Episoden aus der biblischen Geschichte dienen als Grundsatzmodell für das gegenwärtige Verhalten oder als Muster für die Endzeitprognosen. Mit dem Vorbild wird oft eine sogenannte Gewissensentscheidung, ungeachtet der historischen Hintergründe, angemahnt.

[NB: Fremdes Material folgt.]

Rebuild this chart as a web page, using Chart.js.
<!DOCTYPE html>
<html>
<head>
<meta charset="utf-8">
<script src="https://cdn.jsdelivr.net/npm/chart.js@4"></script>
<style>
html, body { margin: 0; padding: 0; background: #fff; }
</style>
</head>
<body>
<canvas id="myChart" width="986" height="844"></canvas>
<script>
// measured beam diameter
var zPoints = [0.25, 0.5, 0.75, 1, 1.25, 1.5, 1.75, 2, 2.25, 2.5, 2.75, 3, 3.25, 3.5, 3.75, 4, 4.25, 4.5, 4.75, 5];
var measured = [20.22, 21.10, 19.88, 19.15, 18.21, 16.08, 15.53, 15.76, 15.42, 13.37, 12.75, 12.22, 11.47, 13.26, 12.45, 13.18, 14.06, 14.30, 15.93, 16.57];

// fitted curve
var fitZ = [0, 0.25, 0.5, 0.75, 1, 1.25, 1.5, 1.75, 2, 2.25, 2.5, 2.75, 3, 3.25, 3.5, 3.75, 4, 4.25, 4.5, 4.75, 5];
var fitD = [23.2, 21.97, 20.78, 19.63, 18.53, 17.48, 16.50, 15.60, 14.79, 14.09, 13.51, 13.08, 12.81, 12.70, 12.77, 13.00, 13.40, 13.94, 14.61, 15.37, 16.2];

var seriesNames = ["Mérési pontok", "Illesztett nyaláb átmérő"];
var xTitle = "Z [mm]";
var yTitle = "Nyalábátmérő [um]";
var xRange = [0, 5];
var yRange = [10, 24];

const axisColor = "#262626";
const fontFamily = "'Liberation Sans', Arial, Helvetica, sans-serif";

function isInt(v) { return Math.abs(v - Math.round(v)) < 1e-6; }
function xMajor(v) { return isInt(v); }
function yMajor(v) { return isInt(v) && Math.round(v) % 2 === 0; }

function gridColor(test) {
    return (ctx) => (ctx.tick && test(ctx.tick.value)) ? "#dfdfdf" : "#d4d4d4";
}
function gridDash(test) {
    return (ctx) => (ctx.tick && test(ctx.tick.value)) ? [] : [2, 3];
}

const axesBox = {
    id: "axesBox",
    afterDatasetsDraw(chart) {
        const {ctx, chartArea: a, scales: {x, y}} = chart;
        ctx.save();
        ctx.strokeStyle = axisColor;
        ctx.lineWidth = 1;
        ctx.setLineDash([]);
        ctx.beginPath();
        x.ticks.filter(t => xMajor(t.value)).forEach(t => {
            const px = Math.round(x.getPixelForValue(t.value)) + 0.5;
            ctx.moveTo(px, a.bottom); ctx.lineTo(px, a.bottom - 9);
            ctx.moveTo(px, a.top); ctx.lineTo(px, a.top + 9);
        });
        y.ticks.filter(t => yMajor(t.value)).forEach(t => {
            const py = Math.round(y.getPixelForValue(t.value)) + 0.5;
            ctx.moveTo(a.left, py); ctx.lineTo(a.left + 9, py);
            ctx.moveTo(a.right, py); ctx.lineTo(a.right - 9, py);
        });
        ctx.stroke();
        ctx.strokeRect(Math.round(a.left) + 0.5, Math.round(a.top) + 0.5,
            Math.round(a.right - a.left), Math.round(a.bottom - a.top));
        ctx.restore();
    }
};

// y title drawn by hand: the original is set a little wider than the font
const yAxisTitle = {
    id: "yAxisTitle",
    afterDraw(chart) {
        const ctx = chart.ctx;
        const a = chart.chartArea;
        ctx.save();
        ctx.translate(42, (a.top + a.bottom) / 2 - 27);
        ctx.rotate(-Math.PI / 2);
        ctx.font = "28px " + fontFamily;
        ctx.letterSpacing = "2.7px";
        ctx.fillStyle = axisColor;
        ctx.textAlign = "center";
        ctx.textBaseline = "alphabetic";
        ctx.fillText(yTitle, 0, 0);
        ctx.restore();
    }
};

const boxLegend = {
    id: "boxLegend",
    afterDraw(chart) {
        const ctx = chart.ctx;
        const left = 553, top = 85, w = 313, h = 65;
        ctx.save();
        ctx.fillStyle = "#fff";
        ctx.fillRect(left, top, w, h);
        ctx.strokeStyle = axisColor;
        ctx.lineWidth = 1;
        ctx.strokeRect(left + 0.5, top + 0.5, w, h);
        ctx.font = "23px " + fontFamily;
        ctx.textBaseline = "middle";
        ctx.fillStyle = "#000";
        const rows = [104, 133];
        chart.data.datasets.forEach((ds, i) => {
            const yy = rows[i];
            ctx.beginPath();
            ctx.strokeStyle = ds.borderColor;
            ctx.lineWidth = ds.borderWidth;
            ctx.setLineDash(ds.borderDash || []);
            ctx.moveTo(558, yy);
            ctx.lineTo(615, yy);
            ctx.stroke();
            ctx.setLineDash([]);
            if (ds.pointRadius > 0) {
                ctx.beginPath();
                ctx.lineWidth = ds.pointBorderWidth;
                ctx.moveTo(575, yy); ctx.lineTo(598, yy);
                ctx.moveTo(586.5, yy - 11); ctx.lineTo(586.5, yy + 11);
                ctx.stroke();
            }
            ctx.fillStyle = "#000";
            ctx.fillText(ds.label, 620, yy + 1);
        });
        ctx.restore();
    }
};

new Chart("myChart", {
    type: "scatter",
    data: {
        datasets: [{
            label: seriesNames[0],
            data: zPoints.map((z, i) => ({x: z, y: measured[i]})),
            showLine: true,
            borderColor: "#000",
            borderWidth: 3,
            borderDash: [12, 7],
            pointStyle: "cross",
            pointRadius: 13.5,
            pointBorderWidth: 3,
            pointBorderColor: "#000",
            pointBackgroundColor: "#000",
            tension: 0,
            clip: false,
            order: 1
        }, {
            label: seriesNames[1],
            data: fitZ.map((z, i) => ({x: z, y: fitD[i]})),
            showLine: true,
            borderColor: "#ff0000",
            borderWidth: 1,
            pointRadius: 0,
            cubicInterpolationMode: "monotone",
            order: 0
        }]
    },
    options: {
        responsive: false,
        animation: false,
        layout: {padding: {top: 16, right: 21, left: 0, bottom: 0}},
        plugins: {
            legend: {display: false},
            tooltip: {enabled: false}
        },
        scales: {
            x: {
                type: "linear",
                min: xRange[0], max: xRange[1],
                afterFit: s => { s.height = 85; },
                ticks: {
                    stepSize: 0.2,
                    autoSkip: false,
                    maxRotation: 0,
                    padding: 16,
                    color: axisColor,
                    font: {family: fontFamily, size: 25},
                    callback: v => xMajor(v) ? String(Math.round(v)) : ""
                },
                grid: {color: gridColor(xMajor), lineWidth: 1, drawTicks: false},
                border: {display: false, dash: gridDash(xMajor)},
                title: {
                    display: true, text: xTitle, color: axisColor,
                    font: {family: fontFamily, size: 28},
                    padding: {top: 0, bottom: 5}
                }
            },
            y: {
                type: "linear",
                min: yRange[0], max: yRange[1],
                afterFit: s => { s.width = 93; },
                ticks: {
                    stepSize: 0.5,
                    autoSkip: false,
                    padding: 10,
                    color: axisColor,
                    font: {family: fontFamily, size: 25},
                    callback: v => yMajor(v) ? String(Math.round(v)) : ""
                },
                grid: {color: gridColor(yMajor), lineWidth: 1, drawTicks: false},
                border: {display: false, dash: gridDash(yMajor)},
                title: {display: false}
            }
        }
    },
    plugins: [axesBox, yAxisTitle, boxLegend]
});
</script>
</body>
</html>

Wieder bekommt das Vorgehen ein Siegel von der höheren Instanz durch ein Bibelzitat:
„ … was vorzeiten geschrieben wurde, ist zu unserer Unterweisung geschrieben worden, …“22
Weil die Schlange vom Teufel benützt wurde, Eva im Paradies zu verführen, ist auch heute der Teufel ständig auf der Lauer, wie er Menschen zur Sünde verführen kann. Zum Beispiel verführt er kleine Kinder dazu, mit Plastikspielzeug zu spielen, das einen Zauberer darstellt. Wie es in dem neuesten Video der Wachtturm-Gesellschaft „Werde ein Freund Gottes“ suggeriert wird. Das wäre mit der Sünde Evas zu vergleichen, die von der verbotenen Frucht gegessen hat.

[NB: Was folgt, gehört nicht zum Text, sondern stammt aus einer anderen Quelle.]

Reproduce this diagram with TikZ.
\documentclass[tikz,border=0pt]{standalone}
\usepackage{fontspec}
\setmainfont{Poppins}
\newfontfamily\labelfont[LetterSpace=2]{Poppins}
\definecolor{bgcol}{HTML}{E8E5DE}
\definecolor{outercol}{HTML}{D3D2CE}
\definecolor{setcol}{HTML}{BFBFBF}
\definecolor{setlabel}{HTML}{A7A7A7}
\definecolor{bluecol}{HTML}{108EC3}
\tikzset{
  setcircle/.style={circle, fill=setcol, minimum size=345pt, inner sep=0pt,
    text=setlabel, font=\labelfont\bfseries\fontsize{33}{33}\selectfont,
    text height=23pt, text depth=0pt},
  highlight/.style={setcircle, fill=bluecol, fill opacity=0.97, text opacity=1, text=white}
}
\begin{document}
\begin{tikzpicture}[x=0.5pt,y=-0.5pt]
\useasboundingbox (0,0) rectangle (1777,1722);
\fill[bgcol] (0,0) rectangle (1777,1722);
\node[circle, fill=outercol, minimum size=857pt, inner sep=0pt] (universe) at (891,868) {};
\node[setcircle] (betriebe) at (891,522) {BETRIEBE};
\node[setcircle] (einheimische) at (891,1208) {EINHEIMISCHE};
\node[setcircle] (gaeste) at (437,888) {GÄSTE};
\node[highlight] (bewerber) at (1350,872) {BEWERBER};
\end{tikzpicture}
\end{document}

Weil Gott eine schlechte Welt durch eine Sintflut vernichtet hat, wird es die gegenbildliche Erfüllung, den großen Krieg Gottes, Harmagedon genannt, geben, in dem alles Böse, womit das gesamte menschliche System gemeint ist, von der Erde ausgerottet werden wird.
Weil eine arme Witwe ihre letzte kleine Münze in den Tempelschatz gegeben hat, ist sie ein Vorbild für die Gläubigen, sich mit allem, was sie haben, Schätze im Himmel anzuhäufen, indem sie ihre materielle Habe für die sogenannten Interessen des Königreiches (weltweite Neumitgliederwerbung) spenden.

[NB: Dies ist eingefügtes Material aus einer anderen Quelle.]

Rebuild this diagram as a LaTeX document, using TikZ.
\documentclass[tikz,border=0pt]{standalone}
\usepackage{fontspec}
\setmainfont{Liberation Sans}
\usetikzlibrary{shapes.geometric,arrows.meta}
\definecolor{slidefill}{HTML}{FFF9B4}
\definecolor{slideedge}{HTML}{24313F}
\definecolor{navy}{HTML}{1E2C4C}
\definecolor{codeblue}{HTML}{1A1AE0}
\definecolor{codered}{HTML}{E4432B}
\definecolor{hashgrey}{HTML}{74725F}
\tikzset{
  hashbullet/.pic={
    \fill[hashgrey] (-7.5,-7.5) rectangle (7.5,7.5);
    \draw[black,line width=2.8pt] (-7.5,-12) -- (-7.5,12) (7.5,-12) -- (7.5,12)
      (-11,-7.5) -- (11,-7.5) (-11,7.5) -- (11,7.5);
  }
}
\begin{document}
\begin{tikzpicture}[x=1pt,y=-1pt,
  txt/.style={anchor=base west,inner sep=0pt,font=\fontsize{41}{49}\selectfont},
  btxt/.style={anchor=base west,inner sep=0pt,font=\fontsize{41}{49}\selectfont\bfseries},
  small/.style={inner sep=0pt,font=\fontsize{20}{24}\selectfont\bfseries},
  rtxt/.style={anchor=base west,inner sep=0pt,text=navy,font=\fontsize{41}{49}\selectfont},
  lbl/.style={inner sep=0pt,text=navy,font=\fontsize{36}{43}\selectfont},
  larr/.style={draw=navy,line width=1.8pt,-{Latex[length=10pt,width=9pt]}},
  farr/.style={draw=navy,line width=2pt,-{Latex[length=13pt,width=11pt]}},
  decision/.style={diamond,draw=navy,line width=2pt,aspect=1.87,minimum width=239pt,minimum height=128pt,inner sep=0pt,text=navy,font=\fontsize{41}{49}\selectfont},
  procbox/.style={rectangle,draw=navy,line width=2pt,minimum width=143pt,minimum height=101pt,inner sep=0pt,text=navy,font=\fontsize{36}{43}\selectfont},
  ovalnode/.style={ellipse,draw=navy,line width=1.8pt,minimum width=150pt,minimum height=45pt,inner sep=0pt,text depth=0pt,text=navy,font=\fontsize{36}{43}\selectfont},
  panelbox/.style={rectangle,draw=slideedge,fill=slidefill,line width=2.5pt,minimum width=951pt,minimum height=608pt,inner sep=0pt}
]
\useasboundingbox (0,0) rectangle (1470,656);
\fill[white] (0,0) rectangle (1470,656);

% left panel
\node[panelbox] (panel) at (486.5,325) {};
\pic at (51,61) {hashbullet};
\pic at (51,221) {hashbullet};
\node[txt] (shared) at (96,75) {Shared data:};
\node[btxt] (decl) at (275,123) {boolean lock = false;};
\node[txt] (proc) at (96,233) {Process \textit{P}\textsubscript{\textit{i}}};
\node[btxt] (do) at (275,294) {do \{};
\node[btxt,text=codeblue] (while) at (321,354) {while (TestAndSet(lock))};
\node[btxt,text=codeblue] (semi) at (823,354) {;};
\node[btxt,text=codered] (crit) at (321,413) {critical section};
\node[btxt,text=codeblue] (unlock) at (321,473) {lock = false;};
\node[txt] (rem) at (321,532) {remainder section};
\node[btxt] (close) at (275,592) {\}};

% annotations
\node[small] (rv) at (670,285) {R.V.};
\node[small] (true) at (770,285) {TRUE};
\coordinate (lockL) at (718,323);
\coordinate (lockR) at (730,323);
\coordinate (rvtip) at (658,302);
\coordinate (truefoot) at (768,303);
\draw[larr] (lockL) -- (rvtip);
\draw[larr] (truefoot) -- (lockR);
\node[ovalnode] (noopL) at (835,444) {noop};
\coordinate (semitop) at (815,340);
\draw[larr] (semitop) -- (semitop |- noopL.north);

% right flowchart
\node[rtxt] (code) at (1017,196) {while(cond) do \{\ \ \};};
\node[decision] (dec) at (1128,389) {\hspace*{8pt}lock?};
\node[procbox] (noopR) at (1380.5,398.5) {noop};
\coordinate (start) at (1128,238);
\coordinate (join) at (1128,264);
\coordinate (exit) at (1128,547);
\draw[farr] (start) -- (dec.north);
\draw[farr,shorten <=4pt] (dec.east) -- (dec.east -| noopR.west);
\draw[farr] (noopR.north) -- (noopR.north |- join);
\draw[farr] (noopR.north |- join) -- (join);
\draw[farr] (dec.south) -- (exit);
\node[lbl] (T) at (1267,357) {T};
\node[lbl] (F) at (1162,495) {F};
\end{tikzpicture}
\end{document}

Durchforscht man die Veröffentlichungen der Wachtturm-Gesellschaft nach Lebensberichten und Erfahrungen, begegnet man sehr häufig den Aussagen: „Wir haben unser Haus oder unser Geschäft oder Besitz verkauft, ein Studium abgebrochen, auf eine Karriere verzichtet, die Lebensversicherung oder die Altersversorgung vorzeitig gekündigt, weil wir glaubten, in der kurzen Zeit bis Harmagedon sei nichts wichtiger als die gute Botschaft vom Königreich zu predigen.“ Aber man sucht in der Wachtturm-Literatur vergeblich nach einer direkten Aufforderung Häuser und Besitz zu verkaufen oder die Lebensversicherung und Altersversorgung vorzeitig zu kündigen.